[START OF Dataset section]

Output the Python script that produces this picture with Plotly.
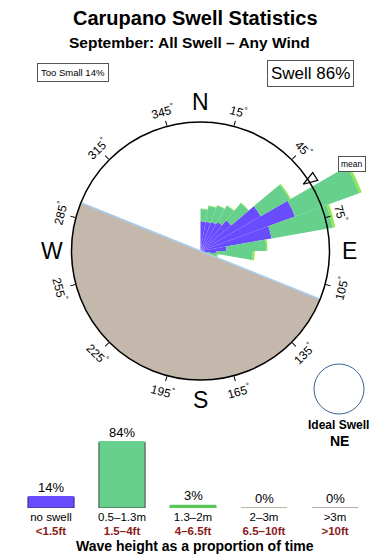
import numpy as np
import plotly.graph_objects as go

# ---------------- data ----------------
dir_bins = [5, 15, 25, 35, 45, 55, 65, 75, 85, 95, 105]          # bearing (deg)
rose_blue = [23, 23, 24, 26, 31, 54, 78, 56, 20, 12, 5]           # no swell
rose_green = [9.5, 12.5, 13.5, 14.5, 17.5, 26, 53, 48, 31, 28.5, 8]  # 0.5-1.3m
rose_lime = [0.5, 0.5, 0.5, 0.5, 0.5, 1, 2, 2, 1, 1.5, 1]         # 1.3-2m
mean_dir = 57
land_from, land_to = 112, 292
deg_labels = [15, 45, 75, 105, 135, 165, 195, 225, 255, 285, 315, 345]
compass = ["N", "E", "S", "W"]
compass_deg = [0, 90, 180, 270]

cats_m = ["no swell", "0.5–1.3m", "1.3–2m", "2–3m", ">3m"]
cats_ft = ["&lt;1.5ft", "1.5–4ft", "4–6.5ft", "6.5–10ft", "&gt;10ft"]
pct = [14, 84, 3, 0, 0]
too_small = 14
swell = 86
ideal = "NE"

# ---------------- style ----------------
W, H = 390, 560
FONT = "Liberation Sans, Arial, sans-serif"
BLUE, GREEN, LIME = "#6a4cff", "#66d08c", "#8ee84a"
LAND, COAST = "#c4b8ac", "#a8ccee"
bar_cols = [BLUE, GREEN, "#5cc65c", "#b8b8a8", "#b8a8a8"]
bar_lines = ["#333366", "#444444", "#5cc65c", "#b8b8a8", "#b8a8a8"]

CX, CY, RC, RP = 200.5, 251, 129, 180   # centre, circle radius, polar radius (px)
R_CIRCLE = 100.0
R_MAX = R_CIRCLE * RP / RC


def px(x):
    return x / W


def py(y):
    return 1 - y / H


def note(x, y, text, size, **kw):
    d = dict(x=px(x), y=py(y), xref="paper", yref="paper", showarrow=False,
             xanchor="center", yanchor="middle", text=text,
             font=dict(family=FONT, size=size, color=kw.pop("color", "black")))
    d.update(kw)
    return d


fig = go.Figure()

# land half
fig.add_trace(go.Barpolar(r=[R_CIRCLE], theta=[(land_from + land_to) / 2],
                          width=[land_to - land_from], marker_color=LAND,
                          marker_line_width=0, subplot="polar", showlegend=False,
                          hoverinfo="skip"))
# rose bars
for vals, col in [(rose_blue, BLUE), (rose_green, GREEN), (rose_lime, LIME)]:
    fig.add_trace(go.Barpolar(r=vals, theta=dir_bins, width=[10] * len(dir_bins),
                              marker_color=col, marker_line_width=0,
                              subplot="polar", showlegend=False))
# coastline
fig.add_trace(go.Scatterpolar(r=[R_CIRCLE, 0, R_CIRCLE], theta=[land_to, 0, land_from],
                              mode="lines", line=dict(color=COAST, width=1.5),
                              subplot="polar", showlegend=False, hoverinfo="skip"))
# mean arrow
fig.add_trace(go.Scatterpolar(r=[R_CIRCLE * 0.95], theta=[mean_dir], mode="markers",
                              marker=dict(symbol="arrow", size=15, angle=mean_dir + 180,
                                          color="white", line=dict(color="black", width=1.2)),
                              subplot="polar", showlegend=False))
# frame polar (circle + ticks)
fig.add_trace(go.Scatterpolar(r=[0], theta=[0], mode="markers", marker_opacity=0,
                              subplot="polar2", showlegend=False, hoverinfo="skip"))

fig.update_layout(
    polar=dict(
        domain=dict(x=[px(CX - RP), px(CX + RP)], y=[py(CY + RP), py(CY - RP)]),
        bgcolor="rgba(0,0,0,0)", barmode="stack",
        radialaxis=dict(range=[0, R_MAX], visible=False),
        angularaxis=dict(rotation=90, direction="clockwise", visible=False),
    ),
    polar2=dict(
        domain=dict(x=[px(CX - RC), px(CX + RC)], y=[py(CY + RC), py(CY - RC)]),
        bgcolor="rgba(0,0,0,0)",
        radialaxis=dict(range=[0, 1], visible=False),
        angularaxis=dict(rotation=90, direction="clockwise", showline=True,
                         linecolor="black", linewidth=1.5, showgrid=False,
                         ticks="outside", ticklen=5, tickcolor="black", tickwidth=1,
                         tickmode="array", tickvals=deg_labels, showticklabels=False),
    ),
)

ann = []
# degree labels
for d in deg_labels:
    r = 145
    x = CX + r * np.sin(np.radians(d))
    y = CY - r * np.cos(np.radians(d))
    ang = d if (d < 90 or d > 270) else d - 180
    if ang > 180:
        ang -= 360
    ann.append(note(x, y, f"{d}<sup>°</sup>", 12, textangle=ang))
for lab, d in zip(compass, compass_deg):
    r = 149
    x = CX + r * np.sin(np.radians(d))
    y = CY - r * np.cos(np.radians(d))
    ann.append(note(x, y, lab, 23))

# titles and boxes
ann += [
    note(195, 18, "<b>Carupano Swell Statistics</b>", 20),
    note(189, 43, "<b>September: All Swell – Any Wind</b>", 15.5),
    note(73, 73, f"Too Small {too_small}%", 9.5, bordercolor="#555", borderwidth=1,
         borderpad=3, bgcolor="white"),
    note(310, 74, f"Swell {swell}%", 17, bordercolor="#555", borderwidth=1,
         borderpad=3, bgcolor="white"),
    note(352, 164, "mean", 8.5, bordercolor="#555", borderwidth=1, borderpad=2,
         bgcolor="white"),
    note(338, 425, "<b>Ideal Swell</b>", 12),
    note(339, 441, f"<b>{ideal}</b>", 14),
    note(195, 546, "<b>Wave height as a proportion of time</b>", 14),
]

# ---------------- bottom bar chart ----------------
xs = list(range(len(pct)))
BW = 0.65
fig.add_trace(go.Bar(x=xs, y=pct, width=BW, marker=dict(color=bar_cols,
                     line=dict(color=bar_lines, width=1)),
                     xaxis="x", yaxis="y", showlegend=False))
for i, v in enumerate(pct):
    fig.add_trace(go.Scatter(x=[i - BW / 2, i + BW / 2], y=[v, v], mode="lines",
                             line=dict(color=bar_cols[i], width=2), xaxis="x", yaxis="y",
                             showlegend=False, hoverinfo="skip"))
    ann.append(dict(x=i, y=v, xref="x", yref="y", yshift=10, showarrow=False,
                    xanchor="center", yanchor="middle",
                    text=f"{v}%", font=dict(family=FONT, size=13, color="black")))

y_base = 508
fig.update_layout(
    xaxis=dict(domain=[px(15.5), px(370.5)], range=[-0.5, 4.5], anchor="y",
               showgrid=False, zeroline=False, showline=False, ticks="",
               tickmode="array", tickvals=xs, ticklabelstandoff=0,
               ticktext=[f"{m}<br><span style='color:#8b1a1a'><b>{f}</b></span>"
                         for m, f in zip(cats_m, cats_ft)],
               tickfont=dict(family=FONT, size=11.5, color="black"), fixedrange=True),
    yaxis=dict(domain=[py(y_base), py(y_base - 80)], range=[0, 80 / (66 / 84)],
               visible=False, fixedrange=True),
)

fig.update_layout(
    width=W, height=H, autosize=False,
    margin=dict(l=0, r=0, t=0, b=0),
    paper_bgcolor="white", plot_bgcolor="white",
    annotations=ann,
    shapes=[dict(type="circle", xref="paper", yref="paper",
                 x0=px(339 - 25), x1=px(339 + 25), y0=py(389 + 25), y1=py(389 - 25),
                 line=dict(color="#3a6090", width=1))],
    font=dict(family=FONT),
)

fig.write_html("out.html")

[END OF Dataset section]

__Aim of the task__.
Retype the whole listing, keeping every line identical and omitting all pictures.

__Response for this exercise__.
Output the Python script that produces this picture with Plotly.
import numpy as np
import plotly.graph_objects as go

# ---------------- data ----------------
dir_bins = [5, 15, 25, 35, 45, 55, 65, 75, 85, 95, 105]          # bearing (deg)
rose_blue = [23, 23, 24, 26, 31, 54, 78, 56, 20, 12, 5]           # no swell
rose_green = [9.5, 12.5, 13.5, 14.5, 17.5, 26, 53, 48, 31, 28.5, 8]  # 0.5-1.3m
rose_lime = [0.5, 0.5, 0.5, 0.5, 0.5, 1, 2, 2, 1, 1.5, 1]         # 1.3-2m
mean_dir = 57
land_from, land_to = 112, 292
deg_labels = [15, 45, 75, 105, 135, 165, 195, 225, 255, 285, 315, 345]
compass = ["N", "E", "S", "W"]
compass_deg = [0, 90, 180, 270]

cats_m = ["no swell", "0.5–1.3m", "1.3–2m", "2–3m", ">3m"]
cats_ft = ["&lt;1.5ft", "1.5–4ft", "4–6.5ft", "6.5–10ft", "&gt;10ft"]
pct = [14, 84, 3, 0, 0]
too_small = 14
swell = 86
ideal = "NE"

# ---------------- style ----------------
W, H = 390, 560
FONT = "Liberation Sans, Arial, sans-serif"
BLUE, GREEN, LIME = "#6a4cff", "#66d08c", "#8ee84a"
LAND, COAST = "#c4b8ac", "#a8ccee"
bar_cols = [BLUE, GREEN, "#5cc65c", "#b8b8a8", "#b8a8a8"]
bar_lines = ["#333366", "#444444", "#5cc65c", "#b8b8a8", "#b8a8a8"]

CX, CY, RC, RP = 200.5, 251, 129, 180   # centre, circle radius, polar radius (px)
R_CIRCLE = 100.0
R_MAX = R_CIRCLE * RP / RC


def px(x):
    return x / W


def py(y):
    return 1 - y / H


def note(x, y, text, size, **kw):
    d = dict(x=px(x), y=py(y), xref="paper", yref="paper", showarrow=False,
             xanchor="center", yanchor="middle", text=text,
             font=dict(family=FONT, size=size, color=kw.pop("color", "black")))
    d.update(kw)
    return d


fig = go.Figure()

# land half
fig.add_trace(go.Barpolar(r=[R_CIRCLE], theta=[(land_from + land_to) / 2],
                          width=[land_to - land_from], marker_color=LAND,
                          marker_line_width=0, subplot="polar", showlegend=False,
                          hoverinfo="skip"))
# rose bars
for vals, col in [(rose_blue, BLUE), (rose_green, GREEN), (rose_lime, LIME)]:
    fig.add_trace(go.Barpolar(r=vals, theta=dir_bins, width=[10] * len(dir_bins),
                              marker_color=col, marker_line_width=0,
                              subplot="polar", showlegend=False))
# coastline
fig.add_trace(go.Scatterpolar(r=[R_CIRCLE, 0, R_CIRCLE], theta=[land_to, 0, land_from],
                              mode="lines", line=dict(color=COAST, width=1.5),
                              subplot="polar", showlegend=False, hoverinfo="skip"))
# mean arrow
fig.add_trace(go.Scatterpolar(r=[R_CIRCLE * 0.95], theta=[mean_dir], mode="markers",
                              marker=dict(symbol="arrow", size=15, angle=mean_dir + 180,
                                          color="white", line=dict(color="black", width=1.2)),
                              subplot="polar", showlegend=False))
# frame polar (circle + ticks)
fig.add_trace(go.Scatterpolar(r=[0], theta=[0], mode="markers", marker_opacity=0,
                              subplot="polar2", showlegend=False, hoverinfo="skip"))

fig.update_layout(
    polar=dict(
        domain=dict(x=[px(CX - RP), px(CX + RP)], y=[py(CY + RP), py(CY - RP)]),
        bgcolor="rgba(0,0,0,0)", barmode="stack",
        radialaxis=dict(range=[0, R_MAX], visible=False),
        angularaxis=dict(rotation=90, direction="clockwise", visible=False),
    ),
    polar2=dict(
        domain=dict(x=[px(CX - RC), px(CX + RC)], y=[py(CY + RC), py(CY - RC)]),
        bgcolor="rgba(0,0,0,0)",
        radialaxis=dict(range=[0, 1], visible=False),
        angularaxis=dict(rotation=90, direction="clockwise", showline=True,
                         linecolor="black", linewidth=1.5, showgrid=False,
                         ticks="outside", ticklen=5, tickcolor="black", tickwidth=1,
                         tickmode="array", tickvals=deg_labels, showticklabels=False),
    ),
)

ann = []
# degree labels
for d in deg_labels:
    r = 145
    x = CX + r * np.sin(np.radians(d))
    y = CY - r * np.cos(np.radians(d))
    ang = d if (d < 90 or d > 270) else d - 180
    if ang > 180:
        ang -= 360
    ann.append(note(x, y, f"{d}<sup>°</sup>", 12, textangle=ang))
for lab, d in zip(compass, compass_deg):
    r = 149
    x = CX + r * np.sin(np.radians(d))
    y = CY - r * np.cos(np.radians(d))
    ann.append(note(x, y, lab, 23))

# titles and boxes
ann += [
    note(195, 18, "<b>Carupano Swell Statistics</b>", 20),
    note(189, 43, "<b>September: All Swell – Any Wind</b>", 15.5),
    note(73, 73, f"Too Small {too_small}%", 9.5, bordercolor="#555", borderwidth=1,
         borderpad=3, bgcolor="white"),
    note(310, 74, f"Swell {swell}%", 17, bordercolor="#555", borderwidth=1,
         borderpad=3, bgcolor="white"),
    note(352, 164, "mean", 8.5, bordercolor="#555", borderwidth=1, borderpad=2,
         bgcolor="white"),
    note(338, 425, "<b>Ideal Swell</b>", 12),
    note(339, 441, f"<b>{ideal}</b>", 14),
    note(195, 546, "<b>Wave height as a proportion of time</b>", 14),
]

# ---------------- bottom bar chart ----------------
xs = list(range(len(pct)))
BW = 0.65
fig.add_trace(go.Bar(x=xs, y=pct, width=BW, marker=dict(color=bar_cols,
                     line=dict(color=bar_lines, width=1)),
                     xaxis="x", yaxis="y", showlegend=False))
for i, v in enumerate(pct):
    fig.add_trace(go.Scatter(x=[i - BW / 2, i + BW / 2], y=[v, v], mode="lines",
                             line=dict(color=bar_cols[i], width=2), xaxis="x", yaxis="y",
                             showlegend=False, hoverinfo="skip"))
    ann.append(dict(x=i, y=v, xref="x", yref="y", yshift=10, showarrow=False,
                    xanchor="center", yanchor="middle",
                    text=f"{v}%", font=dict(family=FONT, size=13, color="black")))

y_base = 508
fig.update_layout(
    xaxis=dict(domain=[px(15.5), px(370.5)], range=[-0.5, 4.5], anchor="y",
               showgrid=False, zeroline=False, showline=False, ticks="",
               tickmode="array", tickvals=xs, ticklabelstandoff=0,
               ticktext=[f"{m}<br><span style='color:#8b1a1a'><b>{f}</b></span>"
                         for m, f in zip(cats_m, cats_ft)],
               tickfont=dict(family=FONT, size=11.5, color="black"), fixedrange=True),
    yaxis=dict(domain=[py(y_base), py(y_base - 80)], range=[0, 80 / (66 / 84)],
               visible=False, fixedrange=True),
)

fig.update_layout(
    width=W, height=H, autosize=False,
    margin=dict(l=0, r=0, t=0, b=0),
    paper_bgcolor="white", plot_bgcolor="white",
    annotations=ann,
    shapes=[dict(type="circle", xref="paper", yref="paper",
                 x0=px(339 - 25), x1=px(339 + 25), y0=py(389 + 25), y1=py(389 - 25),
                 line=dict(color="#3a6090", width=1))],
    font=dict(family=FONT),
)

fig.write_html("out.html")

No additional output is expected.